- _YOUR GOAL_:
Look over the entries that follow and work out how many lines contain "this". State the number only.

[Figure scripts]
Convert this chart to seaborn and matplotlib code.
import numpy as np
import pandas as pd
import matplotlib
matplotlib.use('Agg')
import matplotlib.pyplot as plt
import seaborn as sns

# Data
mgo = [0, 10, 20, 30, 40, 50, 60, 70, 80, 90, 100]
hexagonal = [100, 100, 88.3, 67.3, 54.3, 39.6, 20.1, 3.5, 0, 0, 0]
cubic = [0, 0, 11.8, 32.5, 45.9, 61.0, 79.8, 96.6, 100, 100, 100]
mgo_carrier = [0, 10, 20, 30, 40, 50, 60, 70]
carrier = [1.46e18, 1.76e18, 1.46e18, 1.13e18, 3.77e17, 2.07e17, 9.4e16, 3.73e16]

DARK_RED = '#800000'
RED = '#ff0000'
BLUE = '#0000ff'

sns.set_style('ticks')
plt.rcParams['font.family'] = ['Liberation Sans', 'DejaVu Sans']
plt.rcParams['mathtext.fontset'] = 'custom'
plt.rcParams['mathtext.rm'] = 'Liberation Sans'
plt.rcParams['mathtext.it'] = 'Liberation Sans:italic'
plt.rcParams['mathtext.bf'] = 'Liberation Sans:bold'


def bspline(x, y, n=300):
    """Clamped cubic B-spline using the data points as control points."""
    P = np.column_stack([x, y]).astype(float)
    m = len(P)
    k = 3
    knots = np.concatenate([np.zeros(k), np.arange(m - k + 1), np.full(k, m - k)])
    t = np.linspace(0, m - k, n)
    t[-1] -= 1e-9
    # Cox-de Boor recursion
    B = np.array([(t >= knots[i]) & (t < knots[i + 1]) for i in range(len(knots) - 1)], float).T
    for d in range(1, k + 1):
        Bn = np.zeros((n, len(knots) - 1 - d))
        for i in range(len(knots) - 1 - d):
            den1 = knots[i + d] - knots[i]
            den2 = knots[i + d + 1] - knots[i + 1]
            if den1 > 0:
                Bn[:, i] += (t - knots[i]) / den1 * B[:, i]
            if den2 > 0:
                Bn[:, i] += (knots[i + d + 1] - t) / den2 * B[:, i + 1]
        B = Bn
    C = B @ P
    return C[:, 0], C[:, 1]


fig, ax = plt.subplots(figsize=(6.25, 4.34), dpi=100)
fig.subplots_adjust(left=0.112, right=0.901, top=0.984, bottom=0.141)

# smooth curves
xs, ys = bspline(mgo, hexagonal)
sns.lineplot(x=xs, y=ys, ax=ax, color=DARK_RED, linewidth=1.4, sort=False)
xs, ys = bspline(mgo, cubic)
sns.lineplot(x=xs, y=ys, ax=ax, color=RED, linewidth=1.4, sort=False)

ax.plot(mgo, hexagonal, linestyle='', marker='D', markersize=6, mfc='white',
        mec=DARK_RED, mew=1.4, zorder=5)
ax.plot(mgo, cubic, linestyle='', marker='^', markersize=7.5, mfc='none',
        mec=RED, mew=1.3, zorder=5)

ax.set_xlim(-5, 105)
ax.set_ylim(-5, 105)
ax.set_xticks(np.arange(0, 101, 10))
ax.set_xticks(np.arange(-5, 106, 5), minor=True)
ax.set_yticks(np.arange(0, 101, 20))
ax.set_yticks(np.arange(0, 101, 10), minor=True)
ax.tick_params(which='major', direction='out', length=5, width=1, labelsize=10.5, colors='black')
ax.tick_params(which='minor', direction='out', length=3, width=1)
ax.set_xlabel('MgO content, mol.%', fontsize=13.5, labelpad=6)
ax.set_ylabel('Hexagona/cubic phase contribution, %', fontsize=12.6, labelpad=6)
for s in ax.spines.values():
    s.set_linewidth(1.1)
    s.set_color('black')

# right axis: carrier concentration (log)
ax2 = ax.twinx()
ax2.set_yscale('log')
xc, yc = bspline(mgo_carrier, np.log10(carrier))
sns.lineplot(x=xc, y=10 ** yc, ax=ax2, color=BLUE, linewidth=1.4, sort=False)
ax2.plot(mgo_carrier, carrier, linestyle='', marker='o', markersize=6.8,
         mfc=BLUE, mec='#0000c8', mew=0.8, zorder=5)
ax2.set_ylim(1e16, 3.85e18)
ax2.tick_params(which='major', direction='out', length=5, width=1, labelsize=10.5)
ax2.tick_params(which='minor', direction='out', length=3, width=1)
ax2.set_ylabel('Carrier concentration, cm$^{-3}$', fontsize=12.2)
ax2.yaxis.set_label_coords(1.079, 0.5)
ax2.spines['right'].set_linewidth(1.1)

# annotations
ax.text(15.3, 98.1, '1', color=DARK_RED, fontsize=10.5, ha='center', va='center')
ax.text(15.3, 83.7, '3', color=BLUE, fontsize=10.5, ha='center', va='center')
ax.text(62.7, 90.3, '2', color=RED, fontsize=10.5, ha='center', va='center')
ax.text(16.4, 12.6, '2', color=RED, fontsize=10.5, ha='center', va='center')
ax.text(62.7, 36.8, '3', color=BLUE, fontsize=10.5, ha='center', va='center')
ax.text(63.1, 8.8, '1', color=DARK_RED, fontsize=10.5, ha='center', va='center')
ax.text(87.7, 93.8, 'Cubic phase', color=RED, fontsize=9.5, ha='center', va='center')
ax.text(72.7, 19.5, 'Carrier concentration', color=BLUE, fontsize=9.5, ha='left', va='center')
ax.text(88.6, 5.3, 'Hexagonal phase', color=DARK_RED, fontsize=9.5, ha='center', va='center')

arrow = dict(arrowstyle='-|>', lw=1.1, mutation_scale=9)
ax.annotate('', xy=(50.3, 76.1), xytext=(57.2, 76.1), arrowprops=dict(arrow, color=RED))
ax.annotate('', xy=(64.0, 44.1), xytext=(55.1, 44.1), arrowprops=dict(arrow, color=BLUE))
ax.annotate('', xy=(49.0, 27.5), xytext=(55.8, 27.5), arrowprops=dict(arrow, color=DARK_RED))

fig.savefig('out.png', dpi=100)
...
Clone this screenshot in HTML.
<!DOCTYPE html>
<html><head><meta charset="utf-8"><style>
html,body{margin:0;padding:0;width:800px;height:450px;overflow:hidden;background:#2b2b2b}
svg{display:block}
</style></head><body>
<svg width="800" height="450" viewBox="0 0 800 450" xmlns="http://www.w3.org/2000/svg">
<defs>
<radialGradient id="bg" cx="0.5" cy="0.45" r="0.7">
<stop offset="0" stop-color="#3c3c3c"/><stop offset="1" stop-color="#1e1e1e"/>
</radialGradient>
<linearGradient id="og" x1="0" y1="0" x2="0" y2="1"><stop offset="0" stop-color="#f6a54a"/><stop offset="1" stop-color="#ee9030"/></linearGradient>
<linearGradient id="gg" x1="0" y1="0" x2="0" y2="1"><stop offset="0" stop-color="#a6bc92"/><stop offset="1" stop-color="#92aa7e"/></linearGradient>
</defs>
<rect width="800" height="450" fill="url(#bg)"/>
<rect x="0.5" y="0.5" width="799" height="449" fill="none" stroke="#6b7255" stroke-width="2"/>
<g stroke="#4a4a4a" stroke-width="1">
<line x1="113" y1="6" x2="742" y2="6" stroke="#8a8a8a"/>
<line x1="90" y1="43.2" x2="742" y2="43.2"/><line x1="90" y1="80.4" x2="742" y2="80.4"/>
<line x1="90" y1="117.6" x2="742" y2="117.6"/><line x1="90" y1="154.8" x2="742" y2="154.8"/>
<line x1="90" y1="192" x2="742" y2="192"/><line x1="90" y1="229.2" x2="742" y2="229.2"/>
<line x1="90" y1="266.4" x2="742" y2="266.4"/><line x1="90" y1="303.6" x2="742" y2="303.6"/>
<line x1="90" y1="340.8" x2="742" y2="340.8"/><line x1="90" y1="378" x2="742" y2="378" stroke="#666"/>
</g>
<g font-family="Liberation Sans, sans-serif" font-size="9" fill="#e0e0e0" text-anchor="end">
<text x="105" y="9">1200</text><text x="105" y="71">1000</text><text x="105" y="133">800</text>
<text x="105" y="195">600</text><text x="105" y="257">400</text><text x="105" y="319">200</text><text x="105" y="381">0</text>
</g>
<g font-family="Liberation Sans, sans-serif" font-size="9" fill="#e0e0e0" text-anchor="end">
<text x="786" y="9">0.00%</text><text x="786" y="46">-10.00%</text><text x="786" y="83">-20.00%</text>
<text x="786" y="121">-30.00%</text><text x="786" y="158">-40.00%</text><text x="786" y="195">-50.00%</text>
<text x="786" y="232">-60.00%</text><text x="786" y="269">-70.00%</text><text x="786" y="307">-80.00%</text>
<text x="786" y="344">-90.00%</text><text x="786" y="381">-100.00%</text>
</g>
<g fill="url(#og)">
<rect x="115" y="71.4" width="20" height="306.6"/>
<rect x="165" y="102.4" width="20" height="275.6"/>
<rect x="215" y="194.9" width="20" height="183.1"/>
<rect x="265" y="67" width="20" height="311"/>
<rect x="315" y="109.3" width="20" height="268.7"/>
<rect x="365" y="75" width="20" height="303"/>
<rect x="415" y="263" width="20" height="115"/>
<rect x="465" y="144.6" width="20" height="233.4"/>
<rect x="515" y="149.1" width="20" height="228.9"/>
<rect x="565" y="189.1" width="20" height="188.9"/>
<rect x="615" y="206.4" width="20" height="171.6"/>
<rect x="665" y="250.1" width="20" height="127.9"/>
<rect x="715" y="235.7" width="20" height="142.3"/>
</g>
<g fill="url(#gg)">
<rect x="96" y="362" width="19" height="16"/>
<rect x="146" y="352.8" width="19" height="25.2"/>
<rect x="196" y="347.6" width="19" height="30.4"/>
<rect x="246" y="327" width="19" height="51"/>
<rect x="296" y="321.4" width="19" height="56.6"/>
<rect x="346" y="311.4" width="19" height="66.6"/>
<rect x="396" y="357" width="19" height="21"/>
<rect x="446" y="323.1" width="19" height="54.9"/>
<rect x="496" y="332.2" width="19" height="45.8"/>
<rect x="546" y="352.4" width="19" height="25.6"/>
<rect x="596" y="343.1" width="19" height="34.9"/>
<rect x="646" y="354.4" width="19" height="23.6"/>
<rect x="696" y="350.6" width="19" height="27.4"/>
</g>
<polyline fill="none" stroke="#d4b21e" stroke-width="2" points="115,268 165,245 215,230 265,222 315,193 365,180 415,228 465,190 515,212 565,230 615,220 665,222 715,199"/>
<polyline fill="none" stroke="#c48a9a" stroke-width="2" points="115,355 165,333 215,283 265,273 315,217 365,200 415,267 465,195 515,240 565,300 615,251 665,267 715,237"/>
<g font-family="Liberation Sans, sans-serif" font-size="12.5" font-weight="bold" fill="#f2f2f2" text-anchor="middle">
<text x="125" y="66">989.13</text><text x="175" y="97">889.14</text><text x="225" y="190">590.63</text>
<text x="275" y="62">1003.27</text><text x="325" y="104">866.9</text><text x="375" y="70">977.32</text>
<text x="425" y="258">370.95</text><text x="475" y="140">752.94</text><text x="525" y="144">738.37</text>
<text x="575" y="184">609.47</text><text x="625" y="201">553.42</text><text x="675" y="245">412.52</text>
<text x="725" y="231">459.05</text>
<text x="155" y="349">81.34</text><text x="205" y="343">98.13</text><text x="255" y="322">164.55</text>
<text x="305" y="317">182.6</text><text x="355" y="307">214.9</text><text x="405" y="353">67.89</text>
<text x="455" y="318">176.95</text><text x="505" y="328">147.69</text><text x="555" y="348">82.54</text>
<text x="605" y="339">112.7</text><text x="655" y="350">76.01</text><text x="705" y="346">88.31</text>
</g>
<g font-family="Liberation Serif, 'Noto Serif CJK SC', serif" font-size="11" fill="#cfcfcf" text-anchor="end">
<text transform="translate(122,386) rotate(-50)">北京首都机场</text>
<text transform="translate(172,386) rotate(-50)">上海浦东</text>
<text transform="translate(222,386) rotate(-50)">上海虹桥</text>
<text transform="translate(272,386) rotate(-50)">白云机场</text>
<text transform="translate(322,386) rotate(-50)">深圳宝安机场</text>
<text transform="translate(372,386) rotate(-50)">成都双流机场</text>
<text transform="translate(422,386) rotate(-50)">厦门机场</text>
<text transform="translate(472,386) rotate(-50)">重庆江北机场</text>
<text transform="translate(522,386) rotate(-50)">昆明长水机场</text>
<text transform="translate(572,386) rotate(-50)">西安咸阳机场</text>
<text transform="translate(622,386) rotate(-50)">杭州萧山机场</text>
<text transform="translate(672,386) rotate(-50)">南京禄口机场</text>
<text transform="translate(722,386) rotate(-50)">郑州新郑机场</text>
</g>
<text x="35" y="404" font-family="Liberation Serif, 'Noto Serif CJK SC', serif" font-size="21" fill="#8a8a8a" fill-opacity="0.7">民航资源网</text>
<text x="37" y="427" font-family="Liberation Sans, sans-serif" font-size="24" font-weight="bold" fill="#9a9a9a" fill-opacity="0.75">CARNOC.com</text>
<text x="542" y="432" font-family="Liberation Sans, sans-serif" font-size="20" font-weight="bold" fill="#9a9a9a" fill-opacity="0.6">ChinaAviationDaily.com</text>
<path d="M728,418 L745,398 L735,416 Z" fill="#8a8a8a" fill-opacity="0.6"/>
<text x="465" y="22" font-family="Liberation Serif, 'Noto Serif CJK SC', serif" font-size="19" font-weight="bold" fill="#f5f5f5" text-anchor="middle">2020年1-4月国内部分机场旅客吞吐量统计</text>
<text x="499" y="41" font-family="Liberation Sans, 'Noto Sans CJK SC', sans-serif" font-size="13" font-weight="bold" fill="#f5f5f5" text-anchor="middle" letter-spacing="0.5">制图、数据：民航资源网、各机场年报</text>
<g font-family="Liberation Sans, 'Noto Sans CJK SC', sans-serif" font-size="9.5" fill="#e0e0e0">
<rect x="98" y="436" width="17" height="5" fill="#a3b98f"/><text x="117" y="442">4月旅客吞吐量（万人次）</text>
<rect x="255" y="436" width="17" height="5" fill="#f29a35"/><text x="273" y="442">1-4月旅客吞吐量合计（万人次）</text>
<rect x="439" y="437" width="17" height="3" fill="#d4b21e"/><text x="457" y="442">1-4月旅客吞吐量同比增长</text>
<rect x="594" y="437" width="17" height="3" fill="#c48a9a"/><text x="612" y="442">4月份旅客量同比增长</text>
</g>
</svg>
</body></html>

- _TASK RESPONSE_:
2